His hands were numb, but he stayed there for a long time. Maybe it was four o’clock in the morning when he got up, staggering a little in the branches and tearing his foot out of the vines. He walked across the puddles on the tile and unlatched the iron gate. It squeaked a little, as it had when he came in, and then it squeaked again as he latched it behind him. That was when the front door opened and a voice, aiming for deepness, asked who was there.
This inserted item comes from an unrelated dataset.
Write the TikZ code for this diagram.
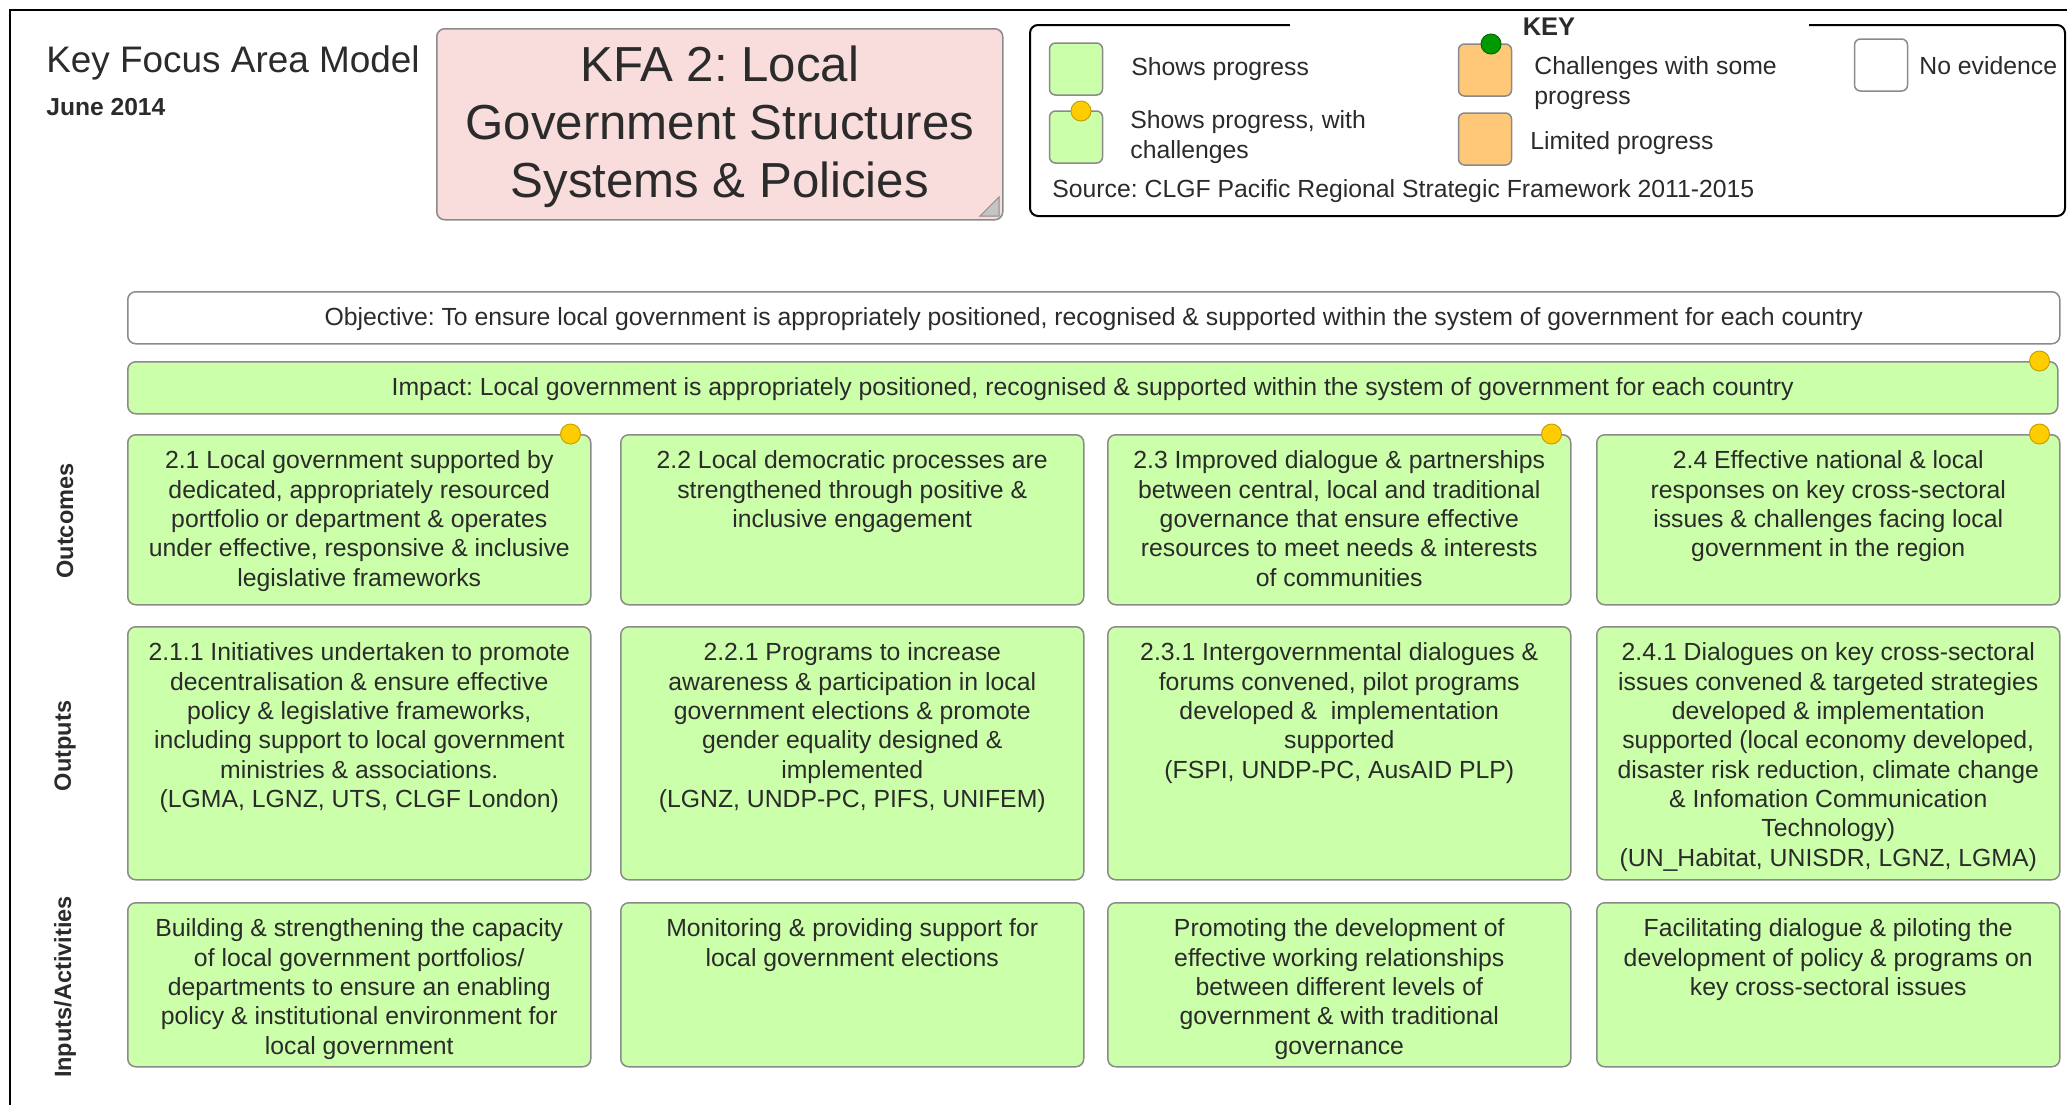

The iron gate at West San Miguel

He was never afraid. He would joke to Susie sometimes that he would not want to meet Ned Junior in a dark alley, but they never took the jokes seriously. He told the man who sold him life insurance that year that he would not pay the extra few cents a month for a double indemnity clause because it would be a waste of money. “Nothing ever happens to accountants,” he said, perhaps a little defiantly. He bought the policy on January 31. He had given his first grand jury testimony on January 9. Nothing had happened to him in twenty-two days. It was the salesman who made the one and only monthly payment — Ed had either forgotten to mail it in or decided he didn’t want the policy after all. It didn’t cost the salesman much to protect the commission on his new sale.